Auf einem Berg von Papier — den Autoren standen bei ihren Recherchen die Aussagen der in der DDR untergetauchten RAF-Aussteiger und die Einlassungen einiger Stasi- Offiziere zur Verfügung — errichten sie eine Analyse, die, wenn sie zuträfe, insbesondere für die RAF noch nachträglich niederschmetternd wäre. Danach hat die Stasi die nach der gescheiterten Schleyer-Entführung und dem Tod der Stammheimer Gefangenen Andreas Baader, Gudrun Ensslin und Jan-Carl Raspe die Resttruppe in ihre weiten Arme geschlossen — und anschließend nach Belieben an- und ausgeknipst. Seit 1980 sei die RAF gar orientierungslos zwischen Geheimdiensten jeglicher Couleur hin und her getapst.

An der Nahtstelle sehen Müller/ Kanonenberg Inge Viett, die 1979 von der sich auflösenden „Bewegung 2. Juni“ zur RAF gewechselte Aktivistin der Gründerzeit. Sie war nach Meinung der Autoren von Anfang an das „Trojanische Pferd“ der Stasi bei der Westguerilla: „Sie macht ihre Aufgabe gut, aber ihre obersten Chefs heißen nicht Klar oder Mohnhaupt“ — sondern Mielke und Honecker, wollen die Autoren sagen. Inge Viett, die gegenwärtig in Koblenz vor Gericht steht, hat ihre zentrale Rolle bei der Installierung der RAF-Stasi-Connection nie bestritten. Sie datiert den Beginn der blockübergreifenden Verbindung erst auf das Jahr 1978. Im Buch wird dagegen auf einen 'Welt‘-Artikel von 1976 verwiesen, als Viett gerade zum zweiten Mal aus dem Knast in Berlin- Moabit floh.
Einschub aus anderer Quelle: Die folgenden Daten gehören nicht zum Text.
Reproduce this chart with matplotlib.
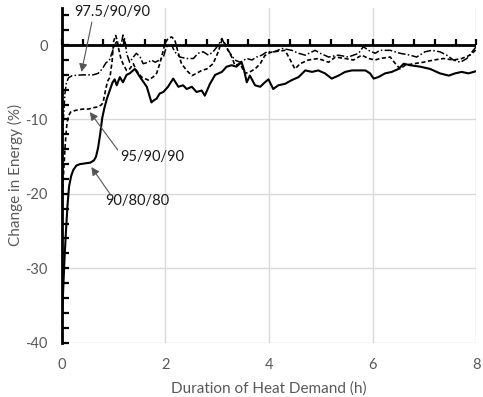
import numpy as np
import matplotlib
matplotlib.use("Agg")
import matplotlib.pyplot as plt

plt.rcParams['font.family'] = ['Lato', 'DejaVu Sans']
plt.rcParams['axes.unicode_minus'] = False

# Duration of heat demand (h) and change in energy (%) for each setting
x_908080 = [0, 0.02, 0.05, 0.08, 0.11, 0.14, 0.18, 0.22, 0.28, 0.35, 0.45, 0.55, 0.62, 0.66,
            0.70, 0.74, 0.78, 0.82, 0.87, 0.93, 0.98, 1.02, 1.06, 1.12, 1.18, 1.25, 1.31, 1.41,
            1.51, 1.58, 1.64, 1.70, 1.73, 1.78, 1.83, 1.89, 1.96, 2.05, 2.15, 2.25, 2.34, 2.41,
            2.51, 2.60, 2.70, 2.76, 2.86, 2.96, 3.09, 3.18, 3.28, 3.37, 3.47, 3.52, 3.57, 3.63,
            3.73, 3.83, 3.92, 3.99, 4.08, 4.18, 4.31, 4.44, 4.57, 4.70, 4.83, 4.95, 5.08, 5.21,
            5.34, 5.47, 5.60, 5.73, 5.86, 5.95, 6.02, 6.11, 6.24, 6.37, 6.50, 6.60, 6.72, 6.92,
            7.11, 7.30, 7.47, 7.59, 7.72, 7.85, 8.0]
y_908080 = [-37, -34, -29, -25, -21.5, -19, -17.6, -16.8, -16.2, -16.0, -15.9, -15.8, -15.5, -15.0,
            -13.8, -12.0, -9.8, -8.5, -7.2, -6.0, -5.0, -4.6, -5.4, -4.3, -5.0, -4.0, -3.8, -3.2,
            -4.3, -5.0, -5.6, -7.0, -7.7, -7.4, -7.2, -6.5, -6.3, -5.6, -4.5, -5.6, -5.4, -5.9,
            -5.6, -6.3, -6.1, -6.8, -5.2, -4.0, -3.6, -2.9, -2.7, -2.9, -2.3, -3.4, -5.0, -4.1,
            -5.4, -5.6, -5.0, -4.6, -5.9, -5.4, -5.2, -4.7, -4.3, -3.4, -3.6, -3.4, -3.8, -4.5,
            -4.1, -3.6, -3.4, -3.4, -3.4, -3.8, -4.5, -4.3, -3.8, -3.6, -3.2, -2.5, -2.7, -2.9,
            -3.2, -3.8, -4.1, -3.8, -3.6, -3.8, -3.5]

x_959090 = [0, 0.02, 0.04, 0.06, 0.08, 0.10, 0.13, 0.17, 0.25, 0.40, 0.51, 0.62, 0.70, 0.77,
            0.80, 0.84, 0.88, 0.93, 0.97, 1.00, 1.04, 1.07, 1.10, 1.14, 1.18, 1.25, 1.31, 1.38,
            1.44, 1.54, 1.67, 1.76, 1.83, 1.89, 1.93, 1.99, 2.05, 2.12, 2.18, 2.25, 2.31, 2.41,
            2.51, 2.60, 2.70, 2.80, 2.92, 3.02, 3.09, 3.15, 3.21, 3.28, 3.34, 3.44, 3.54, 3.63,
            3.73, 3.83, 3.92, 4.02, 4.08, 4.20, 4.31, 4.41, 4.50, 4.60, 4.76, 4.95, 5.15, 5.28,
            5.47, 5.63, 5.79, 5.92, 6.05, 6.14, 6.34, 6.44, 6.53, 6.63, 6.79, 6.98, 7.18, 7.37,
            7.56, 7.72, 7.88, 8.0]
y_959090 = [-21, -19, -16.5, -14, -12, -10.5, -9.5, -9.0, -8.8, -8.6, -8.6, -8.4, -8.3, -8.0,
            -7.6, -6.2, -4.9, -4.3, -2.2, 0.5, 1.3, 0.6, -0.6, -1.8, -2.5, -3.4, -3.2, -2.5,
            -3.4, -4.3, -4.7, -4.3, -3.8, -2.5, -1.5, 0.2, 0.9, 1.1, 0.7, -1.1, -2.5, -3.4,
            -4.1, -3.8, -3.4, -3.2, -2.5, -0.9, 0.7, 0.2, -0.7, -1.6, -2.7, -2.5, -3.8, -3.6,
            -3.2, -2.5, -1.4, -1.0, -0.9, -0.8, -0.7, -2.0, -3.2, -2.5, -2.0, -1.8, -2.3, -1.6,
            -1.8, -2.0, -1.35, -1.8, -2.0, -1.8, -1.6, -2.5, -3.2, -2.7, -2.5, -2.3, -2.0, -1.8,
            -2.0, -1.8, -1.35, -0.6]

x_9759090 = [0, 0.03, 0.06, 0.09, 0.13, 0.20, 0.40, 0.60, 0.70, 0.78, 0.85, 0.92, 0.97,
             1.03, 1.06, 1.09, 1.15, 1.18, 1.22, 1.25, 1.31, 1.38, 1.44, 1.51, 1.57, 1.67,
             1.73, 1.80, 1.89, 1.96, 2.02, 2.12, 2.18, 2.28, 2.41, 2.54, 2.63, 2.73, 2.83,
             2.92, 3.02, 3.09, 3.15, 3.25, 3.34, 3.44, 3.57, 3.67, 3.76, 3.86, 3.96, 4.10,
             4.25, 4.44, 4.57, 4.70, 4.89, 4.99, 5.15, 5.34, 5.53, 5.73, 5.82, 5.92, 6.05,
             6.14, 6.34, 6.53, 6.72, 6.85, 7.01, 7.14, 7.30, 7.43, 7.56, 7.69, 7.82, 7.92, 8.0]
y_9759090 = [-14, -10, -6.5, -5.0, -4.4, -4.1, -4.0, -4.0, -3.8, -3.2, -2.4, -2.0, -1.0,
             0.2, 0.45, -0.2, 0.2, 1.35, 0.7, -1.1, -2.3, -1.6, -1.1, -1.6, -2.5, -2.3,
             -2.0, -2.3, -2.0, -1.6, -0.2, 0.0, -0.9, -1.6, -1.8, -1.8, -1.1, -0.9, -1.35,
             -0.9, 0.0, 0.9, 0.0, -1.1, -2.0, -2.3, -1.8, -2.0, -1.6, -1.35, -0.9, -0.9,
             -0.45, -0.7, -1.1, -1.35, -0.7, -1.1, -1.6, -1.35, -1.6, -1.1, -0.2, -0.7, -1.1,
             -0.7, -0.7, -1.1, -1.35, -1.6, -0.9, -0.7, -0.9, -1.35, -2.0, -2.3, -1.8, -0.9, -0.2]

x_ticks = [0, 2, 4, 6, 8]
y_ticks = [-40, -30, -20, -10, 0]
zero_axis_ticks = np.arange(0, 8.01, 0.4)

grey = '#595959'
fig = plt.figure(figsize=(4.83, 3.97), dpi=100)
ax = fig.add_axes([0.128, 0.137, 0.858, 0.843])

ax.set_xlim(0, 8)
ax.set_ylim(-40, 5)
ax.set_xticks(x_ticks)
ax.set_yticks(y_ticks)
ax.set_yticks(np.arange(-40, 5, 2), minor=True)
ax.grid(True, which='major', color='#d9d9d9', lw=1.0, zorder=0)
ax.set_axisbelow(True)

# horizontal axis line through zero with short upward tick marks
ax.axhline(0, color='black', lw=2.0, zorder=3)
ax.vlines(zero_axis_ticks, 0, 0.85, colors='black', lw=1.6, zorder=3, clip_on=False)

ax.plot(x_908080, y_908080, color='black', lw=1.5, solid_joinstyle='round', zorder=4)
ax.plot(x_959090, y_959090, color='black', lw=1.2, dashes=(2.5, 1.5), zorder=4)
ax.plot(x_9759090, y_9759090, color='black', lw=1.1, dashes=(5, 1.5, 1, 1.5), zorder=4)

for side in ('top', 'right', 'bottom'):
    ax.spines[side].set_visible(False)
ax.spines['left'].set_linewidth(2.0)
ax.spines['left'].set_zorder(5)

ax.tick_params(axis='x', length=0, pad=11, labelsize=10.5, labelcolor=grey)
ax.tick_params(axis='y', which='major', direction='in', length=5, width=1.6,
               color='black', pad=10, labelsize=10.5, labelcolor=grey)
ax.tick_params(axis='y', which='minor', direction='in', length=5, width=1.6, color='black')

ax.set_xlabel('Duration of Heat Demand (h)', fontsize=11, color=grey, labelpad=7)
ax.set_ylabel('Change in Energy (%)', fontsize=11, color=grey, labelpad=2)

arrow = dict(arrowstyle='-|>', color='#555555', lw=0.8, mutation_scale=12,
             shrinkA=0, shrinkB=0)
labels = [
    ('97.5/90/90', (0.97, 4.4), (0.58, 3.1), (0.38, -3.6)),
    ('95/90/90', (1.74, -15.05), (1.08, -14.1), (0.54, -9.0)),
    ('90/80/80', (1.45, -21.0), (0.95, -20.2), (0.57, -16.4)),
]
for txt, tpos, tail, tip in labels:
    ax.text(tpos[0], tpos[1], txt, ha='center', va='center', fontsize=10.5,
            color='#1a1a1a', zorder=6)
    ax.annotate('', xy=tip, xytext=tail, arrowprops=arrow, zorder=6)

fig.savefig('out.png', dpi=100)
In dem Beitrag taucht der auch später bei der Stasi gebräuchliche Deckname „Maria“ auf. Ob dies aber die IM-Tätigkeit von Inge Viett schon im Jahr 1976 beweist, scheint zweifelhaft. Schließlich hat die Stasi von Anfang an „alles über die militante Westlinke“ wissen wollen, wie Müller selbst sagt. Und da war Viett als damals schon „Prominente“ sicherlich bereits ein Vorgang, vielleicht der Vorgang mit der „Vorlaufakte Maria“.

Spannend bleibt die von den Autoren untersuchte Frage nach den Festnahmen des Jahres 1982 (Mohnhaupt, Schulz, Klar), nachdem „Pilzesammler“ im Hessischen ein RAF-Erddepot entdeckten. Schickte die Stasi die Naturfreunde, die ohne Pilze, dafür aber mit 150.000 DM Belohnung — auf Nimmerwiedersehen — von dannen zogen?